*PROMPT*
Go through the material and write it all out exactly, minus the pictures.

*DATA SECTION*

__________

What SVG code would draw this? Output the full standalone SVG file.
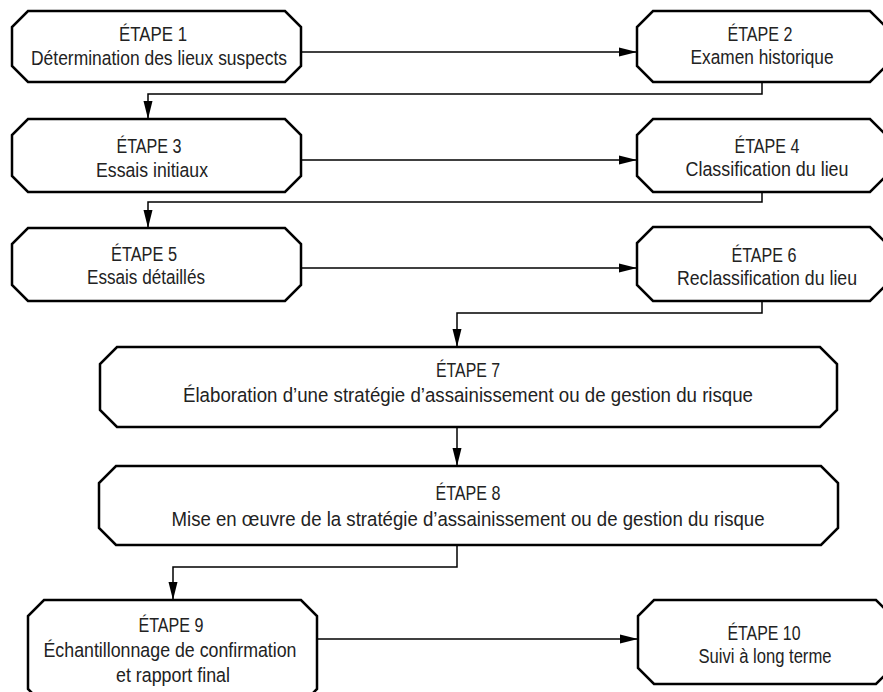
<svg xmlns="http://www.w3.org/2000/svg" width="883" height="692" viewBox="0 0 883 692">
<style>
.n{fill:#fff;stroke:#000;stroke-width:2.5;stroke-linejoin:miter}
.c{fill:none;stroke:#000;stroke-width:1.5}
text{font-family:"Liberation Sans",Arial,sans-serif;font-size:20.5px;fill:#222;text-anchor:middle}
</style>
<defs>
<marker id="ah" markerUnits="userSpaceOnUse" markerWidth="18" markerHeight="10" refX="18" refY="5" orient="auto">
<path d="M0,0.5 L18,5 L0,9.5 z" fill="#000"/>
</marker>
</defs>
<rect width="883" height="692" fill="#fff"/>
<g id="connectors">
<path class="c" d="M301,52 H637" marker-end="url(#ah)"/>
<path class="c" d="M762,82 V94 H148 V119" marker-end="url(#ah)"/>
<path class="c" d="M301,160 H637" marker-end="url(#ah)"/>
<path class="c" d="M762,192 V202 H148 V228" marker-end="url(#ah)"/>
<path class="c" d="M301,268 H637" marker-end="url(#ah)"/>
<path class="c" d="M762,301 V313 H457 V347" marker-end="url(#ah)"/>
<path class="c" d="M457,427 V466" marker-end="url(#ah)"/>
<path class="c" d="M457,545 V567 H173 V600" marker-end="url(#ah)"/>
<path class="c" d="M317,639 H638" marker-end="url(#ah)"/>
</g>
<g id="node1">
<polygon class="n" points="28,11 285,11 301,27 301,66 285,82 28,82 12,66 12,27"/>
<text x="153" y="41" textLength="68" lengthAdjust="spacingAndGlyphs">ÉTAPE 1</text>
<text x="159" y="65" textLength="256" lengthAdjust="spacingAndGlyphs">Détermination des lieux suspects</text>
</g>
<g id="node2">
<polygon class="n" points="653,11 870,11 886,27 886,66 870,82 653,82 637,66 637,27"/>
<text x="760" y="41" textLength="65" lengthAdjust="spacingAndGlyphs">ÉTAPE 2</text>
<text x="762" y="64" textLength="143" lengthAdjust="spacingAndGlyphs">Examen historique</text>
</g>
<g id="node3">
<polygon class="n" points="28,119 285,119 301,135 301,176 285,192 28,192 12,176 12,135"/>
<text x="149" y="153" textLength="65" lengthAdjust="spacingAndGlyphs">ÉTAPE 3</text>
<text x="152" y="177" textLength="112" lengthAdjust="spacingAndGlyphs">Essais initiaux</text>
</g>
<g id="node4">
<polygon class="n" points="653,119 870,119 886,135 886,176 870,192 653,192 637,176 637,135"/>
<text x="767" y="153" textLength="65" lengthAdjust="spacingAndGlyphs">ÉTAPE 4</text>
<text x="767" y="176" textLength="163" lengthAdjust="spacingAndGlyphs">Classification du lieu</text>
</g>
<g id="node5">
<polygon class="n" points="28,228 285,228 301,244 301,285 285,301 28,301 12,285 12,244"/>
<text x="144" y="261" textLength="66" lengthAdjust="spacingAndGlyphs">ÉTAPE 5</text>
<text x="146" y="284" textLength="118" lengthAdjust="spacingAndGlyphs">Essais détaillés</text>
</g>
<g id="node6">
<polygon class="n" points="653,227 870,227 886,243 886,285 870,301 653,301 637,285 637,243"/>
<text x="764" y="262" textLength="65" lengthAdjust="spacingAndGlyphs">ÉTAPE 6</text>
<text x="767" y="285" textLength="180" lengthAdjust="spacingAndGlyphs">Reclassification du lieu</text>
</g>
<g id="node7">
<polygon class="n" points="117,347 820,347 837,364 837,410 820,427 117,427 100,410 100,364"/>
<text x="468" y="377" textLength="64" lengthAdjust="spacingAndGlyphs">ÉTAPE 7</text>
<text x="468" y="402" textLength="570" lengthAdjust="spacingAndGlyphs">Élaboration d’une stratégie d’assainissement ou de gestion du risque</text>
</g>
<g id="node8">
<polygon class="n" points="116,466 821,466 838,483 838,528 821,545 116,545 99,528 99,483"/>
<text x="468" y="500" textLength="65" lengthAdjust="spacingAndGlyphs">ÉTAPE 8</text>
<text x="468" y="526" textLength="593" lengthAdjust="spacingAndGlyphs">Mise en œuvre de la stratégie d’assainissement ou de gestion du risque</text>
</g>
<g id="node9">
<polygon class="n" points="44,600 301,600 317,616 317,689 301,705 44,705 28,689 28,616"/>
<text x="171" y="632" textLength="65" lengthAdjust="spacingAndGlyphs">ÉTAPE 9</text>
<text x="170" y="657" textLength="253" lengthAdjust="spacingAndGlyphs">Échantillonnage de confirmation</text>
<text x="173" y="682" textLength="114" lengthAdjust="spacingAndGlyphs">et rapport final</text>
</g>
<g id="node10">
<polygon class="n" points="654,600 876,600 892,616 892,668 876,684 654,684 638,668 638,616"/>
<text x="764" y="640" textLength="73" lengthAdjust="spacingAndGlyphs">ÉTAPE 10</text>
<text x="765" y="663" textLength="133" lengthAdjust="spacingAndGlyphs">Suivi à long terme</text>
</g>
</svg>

__________

*WRITTEN ANSWER*
What SVG code would draw this? Output the full standalone SVG file.
<svg xmlns="http://www.w3.org/2000/svg" width="883" height="692" viewBox="0 0 883 692">
<style>
.n{fill:#fff;stroke:#000;stroke-width:2.5;stroke-linejoin:miter}
.c{fill:none;stroke:#000;stroke-width:1.5}
text{font-family:"Liberation Sans",Arial,sans-serif;font-size:20.5px;fill:#222;text-anchor:middle}
</style>
<defs>
<marker id="ah" markerUnits="userSpaceOnUse" markerWidth="18" markerHeight="10" refX="18" refY="5" orient="auto">
<path d="M0,0.5 L18,5 L0,9.5 z" fill="#000"/>
</marker>
</defs>
<rect width="883" height="692" fill="#fff"/>
<g id="connectors">
<path class="c" d="M301,52 H637" marker-end="url(#ah)"/>
<path class="c" d="M762,82 V94 H148 V119" marker-end="url(#ah)"/>
<path class="c" d="M301,160 H637" marker-end="url(#ah)"/>
<path class="c" d="M762,192 V202 H148 V228" marker-end="url(#ah)"/>
<path class="c" d="M301,268 H637" marker-end="url(#ah)"/>
<path class="c" d="M762,301 V313 H457 V347" marker-end="url(#ah)"/>
<path class="c" d="M457,427 V466" marker-end="url(#ah)"/>
<path class="c" d="M457,545 V567 H173 V600" marker-end="url(#ah)"/>
<path class="c" d="M317,639 H638" marker-end="url(#ah)"/>
</g>
<g id="node1">
<polygon class="n" points="28,11 285,11 301,27 301,66 285,82 28,82 12,66 12,27"/>
<text x="153" y="41" textLength="68" lengthAdjust="spacingAndGlyphs">ÉTAPE 1</text>
<text x="159" y="65" textLength="256" lengthAdjust="spacingAndGlyphs">Détermination des lieux suspects</text>
</g>
<g id="node2">
<polygon class="n" points="653,11 870,11 886,27 886,66 870,82 653,82 637,66 637,27"/>
<text x="760" y="41" textLength="65" lengthAdjust="spacingAndGlyphs">ÉTAPE 2</text>
<text x="762" y="64" textLength="143" lengthAdjust="spacingAndGlyphs">Examen historique</text>
</g>
<g id="node3">
<polygon class="n" points="28,119 285,119 301,135 301,176 285,192 28,192 12,176 12,135"/>
<text x="149" y="153" textLength="65" lengthAdjust="spacingAndGlyphs">ÉTAPE 3</text>
<text x="152" y="177" textLength="112" lengthAdjust="spacingAndGlyphs">Essais initiaux</text>
</g>
<g id="node4">
<polygon class="n" points="653,119 870,119 886,135 886,176 870,192 653,192 637,176 637,135"/>
<text x="767" y="153" textLength="65" lengthAdjust="spacingAndGlyphs">ÉTAPE 4</text>
<text x="767" y="176" textLength="163" lengthAdjust="spacingAndGlyphs">Classification du lieu</text>
</g>
<g id="node5">
<polygon class="n" points="28,228 285,228 301,244 301,285 285,301 28,301 12,285 12,244"/>
<text x="144" y="261" textLength="66" lengthAdjust="spacingAndGlyphs">ÉTAPE 5</text>
<text x="146" y="284" textLength="118" lengthAdjust="spacingAndGlyphs">Essais détaillés</text>
</g>
<g id="node6">
<polygon class="n" points="653,227 870,227 886,243 886,285 870,301 653,301 637,285 637,243"/>
<text x="764" y="262" textLength="65" lengthAdjust="spacingAndGlyphs">ÉTAPE 6</text>
<text x="767" y="285" textLength="180" lengthAdjust="spacingAndGlyphs">Reclassification du lieu</text>
</g>
<g id="node7">
<polygon class="n" points="117,347 820,347 837,364 837,410 820,427 117,427 100,410 100,364"/>
<text x="468" y="377" textLength="64" lengthAdjust="spacingAndGlyphs">ÉTAPE 7</text>
<text x="468" y="402" textLength="570" lengthAdjust="spacingAndGlyphs">Élaboration d’une stratégie d’assainissement ou de gestion du risque</text>
</g>
<g id="node8">
<polygon class="n" points="116,466 821,466 838,483 838,528 821,545 116,545 99,528 99,483"/>
<text x="468" y="500" textLength="65" lengthAdjust="spacingAndGlyphs">ÉTAPE 8</text>
<text x="468" y="526" textLength="593" lengthAdjust="spacingAndGlyphs">Mise en œuvre de la stratégie d’assainissement ou de gestion du risque</text>
</g>
<g id="node9">
<polygon class="n" points="44,600 301,600 317,616 317,689 301,705 44,705 28,689 28,616"/>
<text x="171" y="632" textLength="65" lengthAdjust="spacingAndGlyphs">ÉTAPE 9</text>
<text x="170" y="657" textLength="253" lengthAdjust="spacingAndGlyphs">Échantillonnage de confirmation</text>
<text x="173" y="682" textLength="114" lengthAdjust="spacingAndGlyphs">et rapport final</text>
</g>
<g id="node10">
<polygon class="n" points="654,600 876,600 892,616 892,668 876,684 654,684 638,668 638,616"/>
<text x="764" y="640" textLength="73" lengthAdjust="spacingAndGlyphs">ÉTAPE 10</text>
<text x="765" y="663" textLength="133" lengthAdjust="spacingAndGlyphs">Suivi à long terme</text>
</g>
</svg>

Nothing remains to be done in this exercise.